The High Court has ordered the defendants to pay most of the claimants’ costs of an application made by the claimants for an order that the defendants could not rely on their expert evidence or, alternatively, requiring the defendants to clarify the scope of their expert evidence and ordering sequential exchange.
It also ordered the parties to engage in discussions about expert evidence, to meet with their experts and to try to agree upon the scope of, and methodology for, producing expert evidence and the preparation of a joint statement.
The court held that the application had been necessary because the defendants had failed to respond to three letters from the claimants which sought their engagement on issues fundamental to ensuring the evidence would be matched and comparable. In addition, the defendants’ witness statement suggested that they intended to produce expert evidence without any consideration of its scope and methodology.

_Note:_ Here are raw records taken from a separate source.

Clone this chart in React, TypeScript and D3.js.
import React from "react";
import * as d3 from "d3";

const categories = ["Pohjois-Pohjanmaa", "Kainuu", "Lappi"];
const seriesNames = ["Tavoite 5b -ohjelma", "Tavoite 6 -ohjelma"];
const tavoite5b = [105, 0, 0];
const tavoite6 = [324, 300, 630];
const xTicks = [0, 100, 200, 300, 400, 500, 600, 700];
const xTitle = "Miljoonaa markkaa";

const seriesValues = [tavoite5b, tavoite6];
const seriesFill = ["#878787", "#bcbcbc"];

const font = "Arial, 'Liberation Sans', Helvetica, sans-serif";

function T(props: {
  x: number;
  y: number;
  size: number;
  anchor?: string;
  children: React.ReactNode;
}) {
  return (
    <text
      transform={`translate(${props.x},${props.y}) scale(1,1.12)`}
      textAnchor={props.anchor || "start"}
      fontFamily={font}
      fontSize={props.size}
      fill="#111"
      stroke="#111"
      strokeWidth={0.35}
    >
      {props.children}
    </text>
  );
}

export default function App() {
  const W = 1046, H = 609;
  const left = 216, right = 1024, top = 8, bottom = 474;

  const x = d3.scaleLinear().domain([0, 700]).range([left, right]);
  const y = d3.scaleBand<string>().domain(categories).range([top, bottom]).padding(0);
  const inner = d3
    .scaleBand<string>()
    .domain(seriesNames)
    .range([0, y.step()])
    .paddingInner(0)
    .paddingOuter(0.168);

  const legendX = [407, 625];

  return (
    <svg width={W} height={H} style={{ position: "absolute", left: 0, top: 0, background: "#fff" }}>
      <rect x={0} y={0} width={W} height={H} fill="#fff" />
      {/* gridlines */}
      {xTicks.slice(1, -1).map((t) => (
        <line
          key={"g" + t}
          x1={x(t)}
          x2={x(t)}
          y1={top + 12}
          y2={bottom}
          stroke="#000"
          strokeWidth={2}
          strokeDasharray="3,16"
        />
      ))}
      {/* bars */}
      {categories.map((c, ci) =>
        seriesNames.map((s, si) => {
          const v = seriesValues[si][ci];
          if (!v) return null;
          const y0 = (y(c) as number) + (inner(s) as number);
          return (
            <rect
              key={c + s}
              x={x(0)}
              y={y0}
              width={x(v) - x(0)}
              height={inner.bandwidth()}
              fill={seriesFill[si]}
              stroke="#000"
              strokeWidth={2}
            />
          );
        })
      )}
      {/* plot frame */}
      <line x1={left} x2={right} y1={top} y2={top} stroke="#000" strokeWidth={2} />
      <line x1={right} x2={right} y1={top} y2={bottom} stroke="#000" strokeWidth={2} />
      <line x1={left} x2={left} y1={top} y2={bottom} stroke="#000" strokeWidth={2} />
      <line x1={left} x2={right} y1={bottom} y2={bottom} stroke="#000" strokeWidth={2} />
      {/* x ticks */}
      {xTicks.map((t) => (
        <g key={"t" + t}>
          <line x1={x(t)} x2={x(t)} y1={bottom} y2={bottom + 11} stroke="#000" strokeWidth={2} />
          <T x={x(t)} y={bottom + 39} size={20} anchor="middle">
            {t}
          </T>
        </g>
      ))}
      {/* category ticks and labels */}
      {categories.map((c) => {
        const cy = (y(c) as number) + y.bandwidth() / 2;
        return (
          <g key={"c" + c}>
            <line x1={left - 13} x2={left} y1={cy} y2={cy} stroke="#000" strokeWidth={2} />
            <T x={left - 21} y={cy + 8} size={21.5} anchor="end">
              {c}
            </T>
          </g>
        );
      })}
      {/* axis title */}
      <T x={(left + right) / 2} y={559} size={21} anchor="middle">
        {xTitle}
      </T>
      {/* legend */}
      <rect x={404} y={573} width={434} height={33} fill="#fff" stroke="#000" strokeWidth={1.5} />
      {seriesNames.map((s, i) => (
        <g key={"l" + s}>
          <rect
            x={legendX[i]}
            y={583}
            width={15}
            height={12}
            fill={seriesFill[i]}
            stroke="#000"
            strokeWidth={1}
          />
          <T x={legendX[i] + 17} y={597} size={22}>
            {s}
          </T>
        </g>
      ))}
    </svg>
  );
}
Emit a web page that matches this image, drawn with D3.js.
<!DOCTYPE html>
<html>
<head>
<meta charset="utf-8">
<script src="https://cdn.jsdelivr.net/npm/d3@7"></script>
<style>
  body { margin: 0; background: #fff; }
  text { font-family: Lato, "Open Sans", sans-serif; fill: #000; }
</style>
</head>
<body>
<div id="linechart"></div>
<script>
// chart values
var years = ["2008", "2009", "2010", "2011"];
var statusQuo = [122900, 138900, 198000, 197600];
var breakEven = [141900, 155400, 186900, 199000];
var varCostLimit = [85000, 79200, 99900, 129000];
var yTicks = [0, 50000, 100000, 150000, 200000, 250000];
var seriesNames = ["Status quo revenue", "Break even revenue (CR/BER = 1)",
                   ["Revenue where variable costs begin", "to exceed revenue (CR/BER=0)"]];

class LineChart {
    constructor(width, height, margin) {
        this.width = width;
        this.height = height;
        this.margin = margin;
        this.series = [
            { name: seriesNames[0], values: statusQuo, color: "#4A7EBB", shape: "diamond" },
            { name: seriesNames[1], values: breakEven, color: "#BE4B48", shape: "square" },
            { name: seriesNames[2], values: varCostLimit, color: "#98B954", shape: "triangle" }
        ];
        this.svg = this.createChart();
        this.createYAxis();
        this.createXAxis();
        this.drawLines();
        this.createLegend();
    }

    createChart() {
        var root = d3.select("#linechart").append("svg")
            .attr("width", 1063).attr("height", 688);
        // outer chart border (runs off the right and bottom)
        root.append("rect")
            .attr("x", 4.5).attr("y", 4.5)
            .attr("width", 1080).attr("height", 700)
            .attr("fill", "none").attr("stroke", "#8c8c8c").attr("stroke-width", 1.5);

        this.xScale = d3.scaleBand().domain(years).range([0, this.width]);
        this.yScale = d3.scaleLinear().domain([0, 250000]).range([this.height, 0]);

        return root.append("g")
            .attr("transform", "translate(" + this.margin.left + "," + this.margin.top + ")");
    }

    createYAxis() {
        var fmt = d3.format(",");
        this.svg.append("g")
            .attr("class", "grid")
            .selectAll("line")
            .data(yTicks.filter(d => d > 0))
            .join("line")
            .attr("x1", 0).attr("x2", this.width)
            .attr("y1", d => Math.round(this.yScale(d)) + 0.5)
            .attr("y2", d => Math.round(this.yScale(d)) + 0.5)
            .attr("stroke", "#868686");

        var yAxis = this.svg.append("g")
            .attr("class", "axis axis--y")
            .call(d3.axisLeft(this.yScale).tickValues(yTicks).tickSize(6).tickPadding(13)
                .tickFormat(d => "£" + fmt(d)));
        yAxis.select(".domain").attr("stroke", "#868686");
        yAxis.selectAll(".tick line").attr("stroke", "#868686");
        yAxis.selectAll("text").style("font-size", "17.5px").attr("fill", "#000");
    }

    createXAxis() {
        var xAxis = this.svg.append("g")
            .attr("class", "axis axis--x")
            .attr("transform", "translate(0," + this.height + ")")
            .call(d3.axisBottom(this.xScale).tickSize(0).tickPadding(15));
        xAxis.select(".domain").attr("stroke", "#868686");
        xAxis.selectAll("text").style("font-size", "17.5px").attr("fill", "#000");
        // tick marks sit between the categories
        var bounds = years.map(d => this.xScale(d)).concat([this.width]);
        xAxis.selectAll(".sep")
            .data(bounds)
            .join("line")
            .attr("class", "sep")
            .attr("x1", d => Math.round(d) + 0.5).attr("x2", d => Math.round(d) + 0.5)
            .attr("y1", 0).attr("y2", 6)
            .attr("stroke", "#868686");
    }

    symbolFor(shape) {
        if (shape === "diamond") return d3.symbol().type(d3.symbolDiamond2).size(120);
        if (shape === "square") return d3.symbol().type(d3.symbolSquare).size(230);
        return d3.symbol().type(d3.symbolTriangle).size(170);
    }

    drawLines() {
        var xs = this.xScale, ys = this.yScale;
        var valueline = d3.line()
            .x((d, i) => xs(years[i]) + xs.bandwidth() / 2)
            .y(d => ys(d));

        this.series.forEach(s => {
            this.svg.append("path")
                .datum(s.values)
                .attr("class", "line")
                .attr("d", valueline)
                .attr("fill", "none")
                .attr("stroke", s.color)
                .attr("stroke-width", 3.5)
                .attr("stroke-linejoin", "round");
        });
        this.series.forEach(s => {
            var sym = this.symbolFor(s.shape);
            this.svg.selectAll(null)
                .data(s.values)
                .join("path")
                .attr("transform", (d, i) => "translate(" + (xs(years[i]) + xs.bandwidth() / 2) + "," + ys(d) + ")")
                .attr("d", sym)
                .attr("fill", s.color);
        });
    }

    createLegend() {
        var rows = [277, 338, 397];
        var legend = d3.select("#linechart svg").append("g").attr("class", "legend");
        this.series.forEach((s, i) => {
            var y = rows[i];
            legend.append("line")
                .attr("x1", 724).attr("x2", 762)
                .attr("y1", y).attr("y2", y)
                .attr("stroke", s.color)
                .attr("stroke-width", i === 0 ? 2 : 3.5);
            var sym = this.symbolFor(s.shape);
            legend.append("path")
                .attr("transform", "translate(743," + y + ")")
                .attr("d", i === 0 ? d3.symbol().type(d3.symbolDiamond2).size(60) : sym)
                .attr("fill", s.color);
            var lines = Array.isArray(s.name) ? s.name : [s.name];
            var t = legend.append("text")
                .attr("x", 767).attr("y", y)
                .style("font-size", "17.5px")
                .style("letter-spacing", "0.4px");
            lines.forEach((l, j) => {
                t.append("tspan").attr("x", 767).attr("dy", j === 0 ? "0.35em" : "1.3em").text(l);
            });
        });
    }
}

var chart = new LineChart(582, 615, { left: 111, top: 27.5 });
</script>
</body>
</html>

Taking the defendant’s conduct into account, a costs order was made in the claimants’ favour. A downwards adjustment to 85% of costs reflected the degree of re-positioning by the claimants between the application and the hearing.
The decision is a reminder that in almost every case where expert evidence is permitted by exchange of reports, there should be discussion (whether between lawyers or experts, or both) about the scope of the issues. In a case where scientific analysis is needed, an attempt should be made to agree what is to be analysed and by what method, unless the approach is well established and unlikely to be contentious. In every case, the parties must cooperate in the process. This is likely to save costs in the long run, and lead to shorter, focussed reports which deal only with the core issues.
Case: UPL Europe Ltd and another v Agchemaccess Chemicals Ltd and others [2016] EWHC 2889 (Ch) (17 November 2016) (Bailii).